В одно из таких посещений папу вызвали к телефону. Своего телефона у него еще не было, и соседи по площадке любезно разрешали пользоваться при необходимости их аппаратом. Вернувшись минут через десять от соседей, папа с ужасом обнаружил, что дверь в его квартиру раскрыта настежь, а квартира пуста. Мама исчезла. Не помня себя от страха, папа выбежал на улицу. Мамы не было. В панике бросаясь с одной улицы на другую, охрипнув от крика, обессилев от беготни и волнения, папа позвонил Анечке. Бросив все свои дела, Анечка примчалась к папе, но и совместные поиски не привели ни к какому результату. Обнаружить маму неудалось. Двое суток папа и Анечка, сбившись с ног, ходили по городу. Мамина фотография и история ее исчезновения были переданы полиции. Весь Израиль включился в поиски старой, больной, не отдающей отчета в своих действиях, но единственной для нас, нашей несчастной мамы.
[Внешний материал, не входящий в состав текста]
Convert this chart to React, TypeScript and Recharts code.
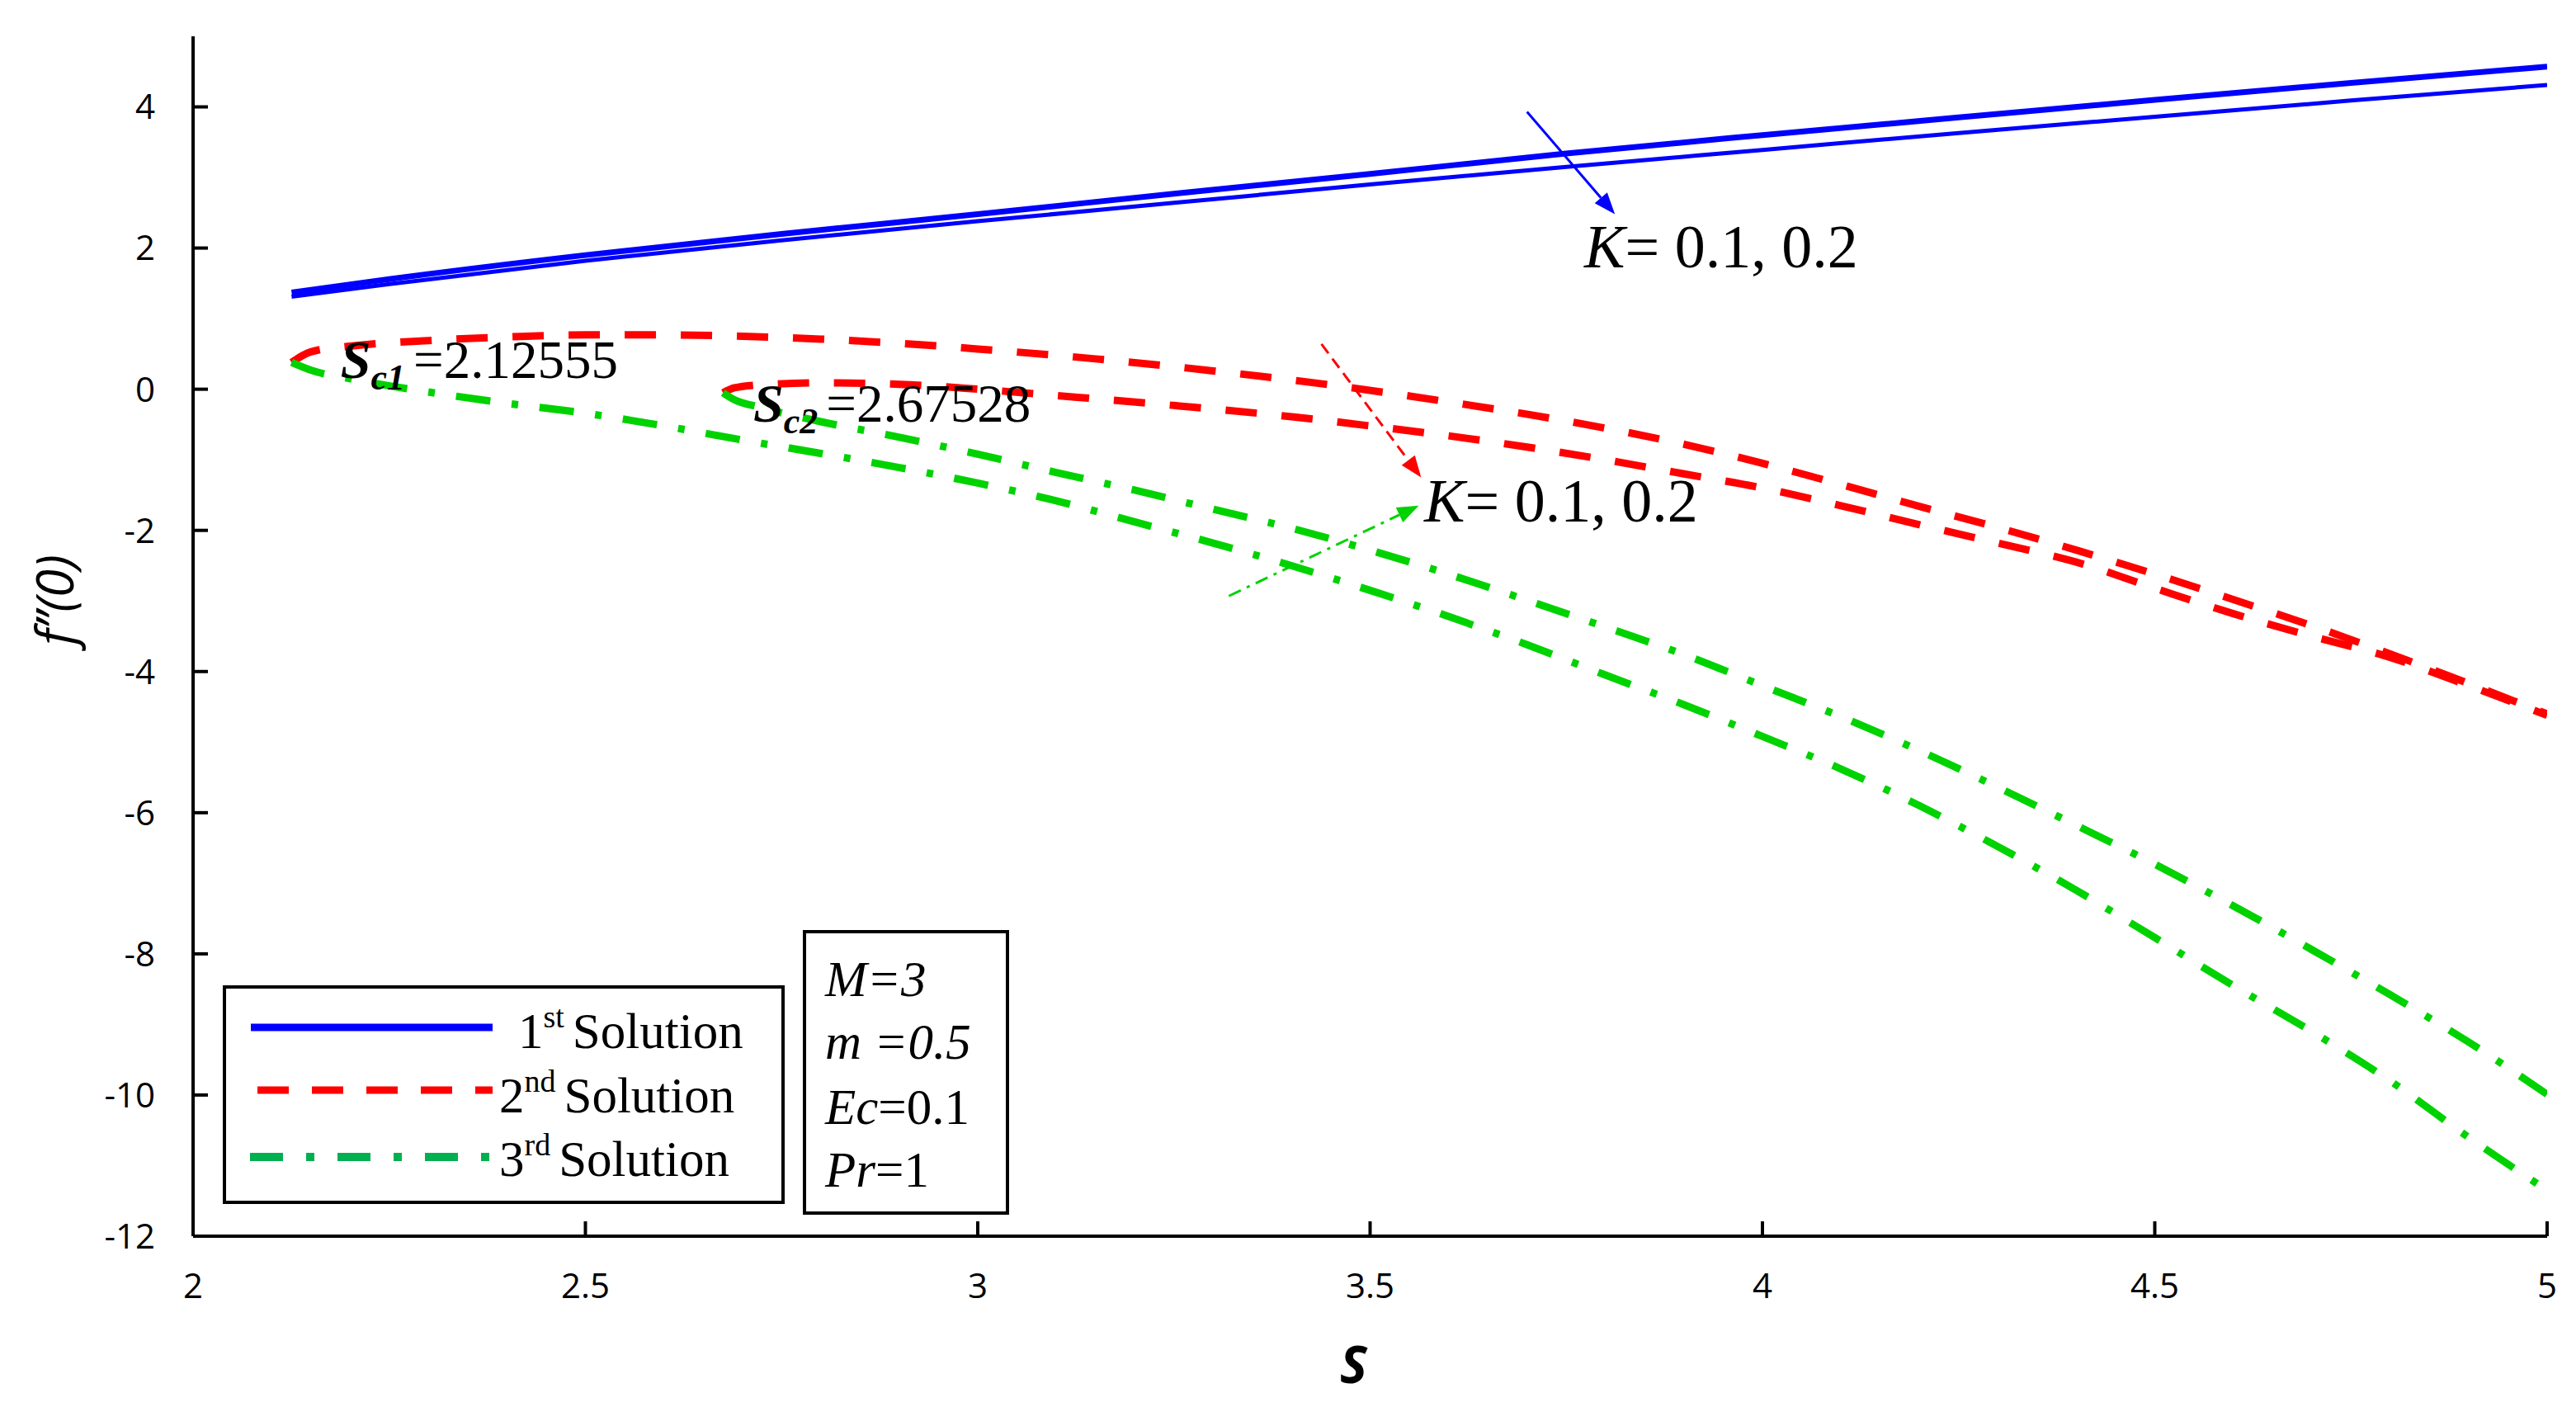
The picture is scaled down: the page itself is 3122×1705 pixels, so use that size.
import { LineChart, Line, XAxis, YAxis, ReferenceLine, ReferenceDot, Legend, Label } from "recharts";

// S axis and f''(0) axis ticks
const S_TICKS = [2, 2.5, 3, 3.5, 4, 4.5, 5];
const F_TICKS = [-12, -10, -8, -6, -4, -2, 0, 2, 4];

// 1st solution (blue), K = 0.1 / 0.2
const blueS = [2.12555, 2.25, 2.5, 2.75, 3.0, 3.25, 3.5, 3.75, 4.0, 4.25, 4.5, 4.75, 5.0];
const blueK1 = [1.37, 1.56, 1.9, 2.2, 2.48, 2.77, 3.05, 3.34, 3.6, 3.85, 4.1, 4.34, 4.57];
const blueK2 = [1.31, 1.49, 1.82, 2.11, 2.38, 2.64, 2.9, 3.15, 3.39, 3.63, 3.86, 4.09, 4.31];

// 2nd solution (red)
const redK1S = [2.12555, 2.15, 2.2, 2.3, 2.4, 2.5, 2.6, 2.7, 2.8, 2.9, 3.0, 3.15, 3.3, 3.45, 3.6, 3.75, 3.9, 4.0, 4.1, 4.2, 4.3, 4.4, 4.5, 4.6, 4.7, 4.8, 4.9, 5.0];
const redK1 = [0.38, 0.53, 0.61, 0.69, 0.74, 0.77, 0.77, 0.75, 0.71, 0.65, 0.57, 0.43, 0.26, 0.06, -0.18, -0.45, -0.78, -1.05, -1.35, -1.66, -1.96, -2.28, -2.62, -2.98, -3.35, -3.75, -4.17, -4.6];
const redK2S = [2.67528, 2.69, 2.72, 2.8, 2.9, 3.0, 3.1, 3.25, 3.4, 3.5, 3.6, 3.7, 3.8, 3.9, 4.0, 4.1, 4.2, 4.3, 4.4, 4.5, 4.6, 4.7, 4.8, 4.9, 5.0];
const redK2 = [-0.05, 0.02, 0.06, 0.09, 0.07, 0.0, -0.09, -0.23, -0.39, -0.52, -0.66, -0.82, -1.0, -1.2, -1.4, -1.65, -1.92, -2.18, -2.45, -2.82, -3.18, -3.5, -3.8, -4.2, -4.62];

// 3rd solution (green)
const greenK1S = [2.12555, 2.15, 2.2, 2.3, 2.4, 2.5, 2.6, 2.7, 2.8, 2.9, 3.0, 3.1, 3.2, 3.3, 3.4, 3.5, 3.6, 3.7, 3.8, 3.9, 4.0, 4.1, 4.2, 4.3, 4.4, 4.5, 4.6, 4.7, 4.8, 4.9, 5.0];
const greenK1 = [0.38, 0.27, 0.15, -0.04, -0.2, -0.34, -0.52, -0.72, -0.91, -1.11, -1.33, -1.58, -1.88, -2.18, -2.5, -2.85, -3.22, -3.62, -4.05, -4.47, -4.92, -5.38, -5.9, -6.48, -7.1, -7.77, -8.45, -9.1, -9.8, -10.6, -11.35];
const greenK2S = [2.67528, 2.69, 2.72, 2.8, 2.9, 3.0, 3.1, 3.2, 3.3, 3.4, 3.5, 3.6, 3.7, 3.8, 3.9, 4.0, 4.1, 4.2, 4.3, 4.4, 4.5, 4.6, 4.7, 4.8, 4.9, 5.0];
const greenK2 = [-0.05, -0.15, -0.25, -0.46, -0.68, -0.92, -1.18, -1.43, -1.7, -1.97, -2.28, -2.62, -2.99, -3.37, -3.76, -4.2, -4.64, -5.12, -5.64, -6.18, -6.73, -7.32, -7.94, -8.58, -9.25, -9.99];

// annotations (data coordinates)
const K_LABEL = "0.1, 0.2";
const SC_NAMES = ["c1", "c2"];
const SC_VALUES = ["2.12555", "2.67528"];
const SC_POS = [[2.188, 0.16], [2.714, -0.46]];

// legend / parameter box text
const LEGEND_NUM = ["1", "2", "3"];
const LEGEND_SUP = ["st", "nd", "rd"];
const LEGEND_WORD = "Solution";
const PARAM_NAMES = ["M", "m ", "Ec", "Pr"];
const PARAM_VALUES = ["=3", "=0.5", "=0.1", "=1"];
const PARAM_VALUE_ITALIC = [true, true, false, false];

const BLUE = "#0000FF";
const RED = "#FF0000";
const GREEN = "#00D200";
const SERIF = "'Liberation Serif', 'Times New Roman', serif";
const SANS = "'Open Sans', 'Noto Sans', sans-serif";

const toRows = (s: number[], f: number[]) => s.map((x, i) => ({ s: x, f: f[i] }));

const arrow = (color: string, dash: string | undefined, width: number) => (p: any) => {
  const { x1, y1, x2, y2 } = p;
  const a = Math.atan2(y2 - y1, x2 - x1);
  const len = 26;
  const half = 10;
  const bx = x2 - len * Math.cos(a);
  const by = y2 - len * Math.sin(a);
  const pts = `${x2},${y2} ${bx + half * Math.sin(a)},${by - half * Math.cos(a)} ${bx - half * Math.sin(a)},${by + half * Math.cos(a)}`;
  return (
    <g>
      <line x1={x1} y1={y1} x2={bx} y2={by} stroke={color} strokeWidth={width} strokeDasharray={dash} />
      <polygon points={pts} fill={color} />
    </g>
  );
};

const kText = (p: any) => (
  <text x={p.cx} y={p.cy} fontFamily={SERIF} fontSize={74} fill="#000">
    <tspan fontStyle="italic">K</tspan>
    <tspan>{"= " + K_LABEL}</tspan>
  </text>
);

const scText = (i: number) => (p: any) => (
  <text x={p.cx} y={p.cy} fontFamily={SERIF} fill="#000">
    <tspan fontSize={66} fontWeight="bold" fontStyle="italic">S</tspan>
    <tspan fontSize={44} fontWeight="bold" fontStyle="italic" dy={14}>{SC_NAMES[i]}</tspan>
    <tspan fontSize={65} dy={-14} dx={10}>{"=" + SC_VALUES[i]}</tspan>
  </text>
);

const LegendBox = () => (
  <svg width={681} height={265} style={{ display: "block" }}>
    <rect x={2} y={2} width={677} height={261} fill="#fff" stroke="#000" strokeWidth={4} />
    <line x1={34} x2={327} y1={51} y2={51} stroke={BLUE} strokeWidth={9} />
    <line x1={42} x2={327} y1={127} y2={127} stroke={RED} strokeWidth={9} strokeDasharray="38 28" />
    <line x1={33} x2={327} y1={208} y2={208} stroke="#00B050" strokeWidth={10} strokeDasharray="40 28 10 28" />
    {LEGEND_NUM.map((n, i) => (
      <text key={n} x={i === 0 ? 358 : 335} y={[76, 154, 231][i]} fontFamily={SERIF} fontSize={61} fill="#000">
        <tspan>{n}</tspan>
        <tspan fontSize={38} dy={-25}>{LEGEND_SUP[i]}</tspan>
        <tspan dy={25} dx={10}>{LEGEND_WORD}</tspan>
      </text>
    ))}
  </svg>
);

export default function App() {
  return (
    <div style={{ position: "absolute", left: 0, top: 0, width: 3122, height: 1705, background: "#fff" }}>
      <LineChart width={3122} height={1705} margin={{ top: 44, right: 35, bottom: 147, left: 0 }}>
        <XAxis
          dataKey="s"
          type="number"
          domain={[2, 5]}
          ticks={S_TICKS}
          allowDataOverflow
          height={60}
          tickSize={-18}
          tickMargin={63}
          axisLine={{ stroke: "#000", strokeWidth: 4 }}
          tickLine={{ stroke: "#000", strokeWidth: 4 }}
          tick={{ fill: "#000", fontSize: 42, fontFamily: SANS }}
        >
          <Label
            value="S"
            position="bottom"
            offset={74}
            dx={-20}
            style={{ fontFamily: SANS, fontSize: 62, fontWeight: "bold", fontStyle: "italic", fill: "#000" }}
          />
        </XAxis>
        <XAxis xAxisId="top" orientation="top" type="number" domain={[2, 5]} height={0} tick={false} tickLine={false} axisLine={{ stroke: "#000", strokeWidth: 4 }} />
        <YAxis
          type="number"
          domain={[-12, 5]}
          ticks={F_TICKS}
          allowDataOverflow
          width={234}
          tickSize={-18}
          tickMargin={64}
          axisLine={{ stroke: "#000", strokeWidth: 4 }}
          tickLine={{ stroke: "#000", strokeWidth: 4 }}
          tick={{ fill: "#000", fontSize: 42, fontFamily: SANS }}
        >
          <Label
            content={(p: any) => {
              const vb = p.viewBox;
              const cx = vb.x + 65;
              const cy = vb.y + vb.height / 2 - 44;
              return (
                <text x={cx} y={cy} transform={`rotate(-90, ${cx}, ${cy})`} textAnchor="middle" dominantBaseline="central" fontFamily={SANS} fontSize={62} fontStyle="italic" fill="#000">
                  f’’(0)
                </text>
              );
            }}
          />
        </YAxis>
        <YAxis yAxisId="right" orientation="right" type="number" domain={[-12, 5]} width={0} tick={false} tickLine={false} axisLine={{ stroke: "#000", strokeWidth: 4 }} />

        <Line data={toRows(blueS, blueK1)} dataKey="f" type="monotone" stroke={BLUE} strokeWidth={7} dot={false} activeDot={false} isAnimationActive={false} />
        <Line data={toRows(blueS, blueK2)} dataKey="f" type="monotone" stroke={BLUE} strokeWidth={5} dot={false} activeDot={false} isAnimationActive={false} />
        <Line data={toRows(redK1S, redK1)} dataKey="f" type="monotone" stroke={RED} strokeWidth={9} strokeDasharray="38 30" dot={false} activeDot={false} isAnimationActive={false} />
        <Line data={toRows(redK2S, redK2)} dataKey="f" type="monotone" stroke={RED} strokeWidth={9} strokeDasharray="38 30" dot={false} activeDot={false} isAnimationActive={false} />
        <Line data={toRows(greenK1S, greenK1)} dataKey="f" type="monotone" stroke={GREEN} strokeWidth={9} strokeDasharray="42 26 8 26" dot={false} activeDot={false} isAnimationActive={false} />
        <Line data={toRows(greenK2S, greenK2)} dataKey="f" type="monotone" stroke={GREEN} strokeWidth={9} strokeDasharray="42 26 8 26" dot={false} activeDot={false} isAnimationActive={false} />

        <ReferenceLine segment={[{ x: 3.7, y: 3.93 }, { x: 3.812, y: 2.48 }]} shape={arrow(BLUE, undefined, 3)} />
        <ReferenceLine segment={[{ x: 3.438, y: 0.64 }, { x: 3.565, y: -1.25 }]} shape={arrow(RED, "14 8", 3)} />
        <ReferenceLine segment={[{ x: 3.32, y: -2.93 }, { x: 3.562, y: -1.65 }]} shape={arrow(GREEN, "16 8 4 8", 3)} />

        <ReferenceDot x={3.773} y={1.73} r={0} shape={kText} />
        <ReferenceDot x={3.569} y={-1.87} r={0} shape={kText} />
        <ReferenceDot x={SC_POS[0][0]} y={SC_POS[0][1]} r={0} shape={scText(0)} />
        <ReferenceDot x={SC_POS[1][0]} y={SC_POS[1][1]} r={0} shape={scText(1)} />

        <Legend
          layout="vertical"
          align="center"
          verticalAlign="middle"
          content={() => <LegendBox />}
          wrapperStyle={{ position: "absolute", left: 270, top: 1194, width: 681, height: 265 }}
        />
      </LineChart>

      <svg width={250} height={345} style={{ position: "absolute", left: 973, top: 1127 }}>
        <rect x={2} y={2} width={246} height={341} fill="#fff" stroke="#000" strokeWidth={4} />
        {PARAM_NAMES.map((n, i) => (
          <text key={n} x={27} y={[80, 156, 235, 311][i]} fontFamily={SERIF} fontSize={61} fill="#000">
            <tspan fontStyle="italic">{n}</tspan>
            <tspan fontStyle={PARAM_VALUE_ITALIC[i] ? "italic" : "normal"}>{PARAM_VALUES[i]}</tspan>
          </text>
        ))}
      </svg>
    </div>
  );
}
На исходе третьих суток им позвонили, что маму нашли. Обнаружили ее дети, лежащую на земле, потерявшую сознание, с разбитым от удара о землю лицом. Трое суток мама провела без пищи и воды, бродила по улицам, не зная языка и не понимая, где она находится. Папа прибежал в больницу и сидел около мамы сутки, пока она не пришла в себя. «Мусенька, родная, — с болью и горечью спросил папа, — для чего ты ушла от меня?!» «Я пошла погулять», как всегда равнодушно ответила мама. И невозможно было понять, понимает ли она, что с ней произошло и сколько здоровья это стоило папе и Анечке.